Problem statement: Pull every line containing the word "with" from the records.

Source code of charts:
::::

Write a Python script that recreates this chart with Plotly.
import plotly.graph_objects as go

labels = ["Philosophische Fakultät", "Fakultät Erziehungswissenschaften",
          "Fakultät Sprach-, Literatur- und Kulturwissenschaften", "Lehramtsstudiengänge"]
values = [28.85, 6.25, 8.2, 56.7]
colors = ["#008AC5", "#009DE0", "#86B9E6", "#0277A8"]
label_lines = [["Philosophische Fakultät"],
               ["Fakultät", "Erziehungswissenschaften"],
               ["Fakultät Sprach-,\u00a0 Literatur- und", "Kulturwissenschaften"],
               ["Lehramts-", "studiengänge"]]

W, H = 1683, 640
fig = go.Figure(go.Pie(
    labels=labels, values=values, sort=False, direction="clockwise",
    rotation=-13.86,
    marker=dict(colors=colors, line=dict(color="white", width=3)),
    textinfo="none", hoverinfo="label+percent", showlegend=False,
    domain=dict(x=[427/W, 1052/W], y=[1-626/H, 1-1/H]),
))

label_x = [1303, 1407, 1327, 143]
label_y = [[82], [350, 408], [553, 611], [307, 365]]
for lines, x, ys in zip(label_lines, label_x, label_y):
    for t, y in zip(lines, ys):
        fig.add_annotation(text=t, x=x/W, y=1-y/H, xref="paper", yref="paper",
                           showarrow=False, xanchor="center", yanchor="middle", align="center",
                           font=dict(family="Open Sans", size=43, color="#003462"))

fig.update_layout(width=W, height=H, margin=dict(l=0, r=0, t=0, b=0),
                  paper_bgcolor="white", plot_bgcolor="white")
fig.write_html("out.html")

::::

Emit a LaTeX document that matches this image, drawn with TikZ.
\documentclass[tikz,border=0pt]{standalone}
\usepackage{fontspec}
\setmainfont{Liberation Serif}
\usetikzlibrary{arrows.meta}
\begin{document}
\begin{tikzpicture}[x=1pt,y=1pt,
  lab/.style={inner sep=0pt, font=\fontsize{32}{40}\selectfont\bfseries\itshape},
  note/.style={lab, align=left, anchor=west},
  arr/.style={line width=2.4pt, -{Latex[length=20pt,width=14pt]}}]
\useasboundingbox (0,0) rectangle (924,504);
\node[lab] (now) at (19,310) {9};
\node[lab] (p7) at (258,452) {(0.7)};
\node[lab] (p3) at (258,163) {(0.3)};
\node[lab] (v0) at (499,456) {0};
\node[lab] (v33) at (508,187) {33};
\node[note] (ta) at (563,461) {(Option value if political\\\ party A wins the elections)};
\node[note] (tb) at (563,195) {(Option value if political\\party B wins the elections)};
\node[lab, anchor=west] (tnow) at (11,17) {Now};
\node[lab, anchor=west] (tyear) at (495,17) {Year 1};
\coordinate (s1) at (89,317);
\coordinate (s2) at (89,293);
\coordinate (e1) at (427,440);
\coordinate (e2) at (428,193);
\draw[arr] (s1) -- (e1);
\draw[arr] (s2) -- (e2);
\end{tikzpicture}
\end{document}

::::

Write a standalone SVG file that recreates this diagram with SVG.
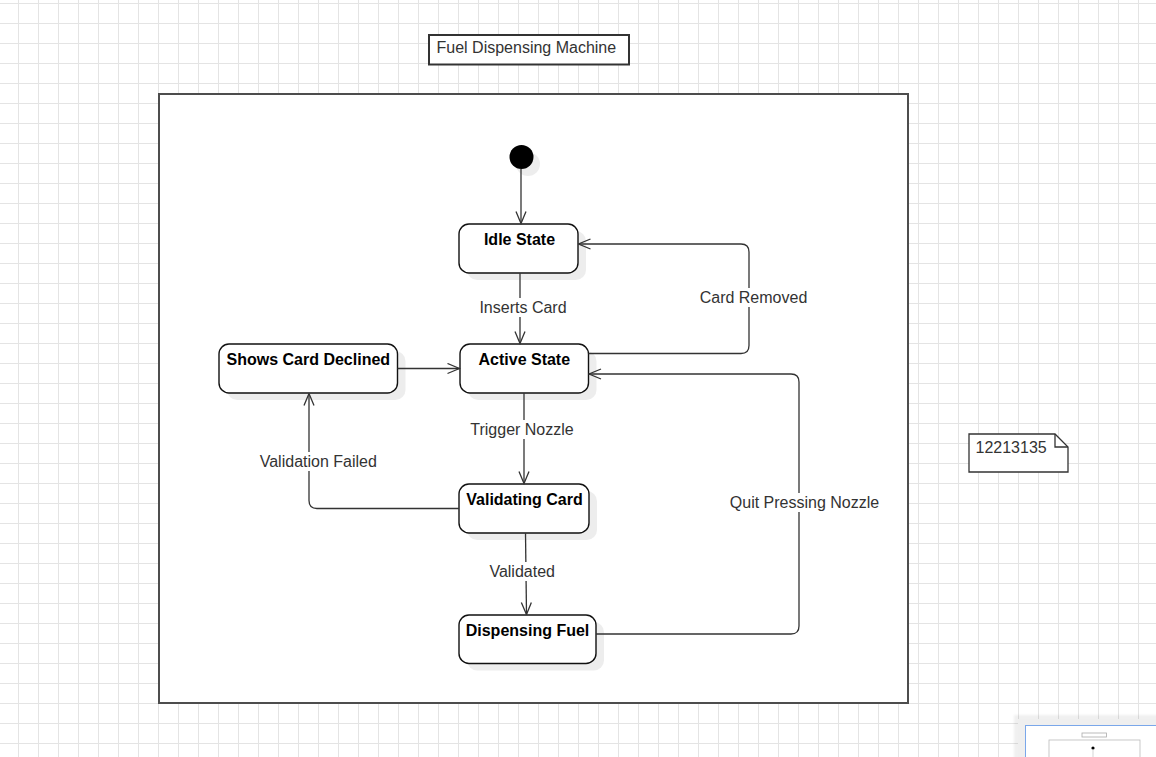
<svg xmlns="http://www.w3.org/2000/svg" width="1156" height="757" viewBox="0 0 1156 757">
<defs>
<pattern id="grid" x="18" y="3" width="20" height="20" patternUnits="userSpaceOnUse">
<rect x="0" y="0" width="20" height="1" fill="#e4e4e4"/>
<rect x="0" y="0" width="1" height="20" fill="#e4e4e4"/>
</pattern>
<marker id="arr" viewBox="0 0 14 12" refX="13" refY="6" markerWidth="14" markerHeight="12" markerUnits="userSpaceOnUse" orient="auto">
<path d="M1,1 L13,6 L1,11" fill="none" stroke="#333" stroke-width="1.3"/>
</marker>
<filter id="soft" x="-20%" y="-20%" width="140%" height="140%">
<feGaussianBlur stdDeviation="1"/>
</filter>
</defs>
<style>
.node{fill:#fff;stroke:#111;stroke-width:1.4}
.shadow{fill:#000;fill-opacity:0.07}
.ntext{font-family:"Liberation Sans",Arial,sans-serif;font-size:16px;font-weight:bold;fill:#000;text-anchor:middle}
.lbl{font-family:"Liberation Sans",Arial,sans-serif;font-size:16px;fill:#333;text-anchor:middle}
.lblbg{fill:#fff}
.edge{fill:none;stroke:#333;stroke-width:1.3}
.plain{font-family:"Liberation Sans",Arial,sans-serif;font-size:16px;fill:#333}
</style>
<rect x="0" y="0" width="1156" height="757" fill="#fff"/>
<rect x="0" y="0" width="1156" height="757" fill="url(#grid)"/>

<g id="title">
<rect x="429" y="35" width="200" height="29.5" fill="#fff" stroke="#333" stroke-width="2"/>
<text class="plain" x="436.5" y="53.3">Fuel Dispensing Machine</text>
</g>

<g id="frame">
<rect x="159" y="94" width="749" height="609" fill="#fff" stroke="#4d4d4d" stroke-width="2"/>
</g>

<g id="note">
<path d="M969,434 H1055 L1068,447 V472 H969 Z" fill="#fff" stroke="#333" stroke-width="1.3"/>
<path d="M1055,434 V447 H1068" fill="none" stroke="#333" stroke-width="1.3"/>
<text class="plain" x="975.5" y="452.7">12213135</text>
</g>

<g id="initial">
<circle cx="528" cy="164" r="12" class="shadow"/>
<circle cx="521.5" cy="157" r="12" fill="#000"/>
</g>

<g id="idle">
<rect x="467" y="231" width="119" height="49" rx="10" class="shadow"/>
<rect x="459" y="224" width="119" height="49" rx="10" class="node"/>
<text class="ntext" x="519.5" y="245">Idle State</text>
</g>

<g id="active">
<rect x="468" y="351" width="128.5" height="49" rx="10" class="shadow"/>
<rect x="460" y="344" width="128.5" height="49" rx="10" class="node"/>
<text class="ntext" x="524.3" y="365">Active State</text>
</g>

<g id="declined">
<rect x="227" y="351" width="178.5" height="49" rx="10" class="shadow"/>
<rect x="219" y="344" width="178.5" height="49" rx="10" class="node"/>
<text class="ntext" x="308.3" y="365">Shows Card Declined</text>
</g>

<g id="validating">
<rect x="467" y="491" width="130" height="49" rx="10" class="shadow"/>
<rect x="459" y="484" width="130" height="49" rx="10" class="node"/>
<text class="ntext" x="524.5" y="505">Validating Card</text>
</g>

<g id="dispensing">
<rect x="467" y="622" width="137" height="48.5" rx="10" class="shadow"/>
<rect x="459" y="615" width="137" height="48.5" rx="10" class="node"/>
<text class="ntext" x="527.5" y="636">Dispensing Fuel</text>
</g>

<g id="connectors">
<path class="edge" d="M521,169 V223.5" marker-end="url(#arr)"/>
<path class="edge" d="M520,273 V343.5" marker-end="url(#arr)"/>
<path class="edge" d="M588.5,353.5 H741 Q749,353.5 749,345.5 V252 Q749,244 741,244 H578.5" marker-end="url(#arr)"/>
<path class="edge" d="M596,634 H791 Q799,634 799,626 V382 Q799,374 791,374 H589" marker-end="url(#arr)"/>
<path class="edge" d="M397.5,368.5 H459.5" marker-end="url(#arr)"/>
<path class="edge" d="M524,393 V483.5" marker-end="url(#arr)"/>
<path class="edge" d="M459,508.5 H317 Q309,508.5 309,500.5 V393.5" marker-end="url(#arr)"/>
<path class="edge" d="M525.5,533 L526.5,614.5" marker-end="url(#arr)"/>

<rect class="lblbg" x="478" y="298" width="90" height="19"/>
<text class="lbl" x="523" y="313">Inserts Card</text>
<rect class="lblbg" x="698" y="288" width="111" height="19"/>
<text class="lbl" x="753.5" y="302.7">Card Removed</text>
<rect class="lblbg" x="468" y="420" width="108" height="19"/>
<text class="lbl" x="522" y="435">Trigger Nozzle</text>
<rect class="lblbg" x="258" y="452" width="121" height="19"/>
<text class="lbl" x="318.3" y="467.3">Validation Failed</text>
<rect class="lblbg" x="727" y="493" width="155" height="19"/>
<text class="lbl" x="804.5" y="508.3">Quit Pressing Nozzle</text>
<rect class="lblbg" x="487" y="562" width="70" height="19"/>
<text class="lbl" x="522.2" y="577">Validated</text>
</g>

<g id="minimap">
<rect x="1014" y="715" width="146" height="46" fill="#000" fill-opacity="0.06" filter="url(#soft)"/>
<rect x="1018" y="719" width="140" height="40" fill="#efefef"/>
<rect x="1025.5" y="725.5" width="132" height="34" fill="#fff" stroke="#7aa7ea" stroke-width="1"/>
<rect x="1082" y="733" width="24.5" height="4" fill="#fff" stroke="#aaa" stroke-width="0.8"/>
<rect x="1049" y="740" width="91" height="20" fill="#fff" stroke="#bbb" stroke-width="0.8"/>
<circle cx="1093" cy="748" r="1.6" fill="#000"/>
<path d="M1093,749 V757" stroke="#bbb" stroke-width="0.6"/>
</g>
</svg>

::::

Written response:
Write a Python script that recreates this chart with Plotly.
Emit a LaTeX document that matches this image, drawn with TikZ.
Write a standalone SVG file that recreates this diagram with SVG.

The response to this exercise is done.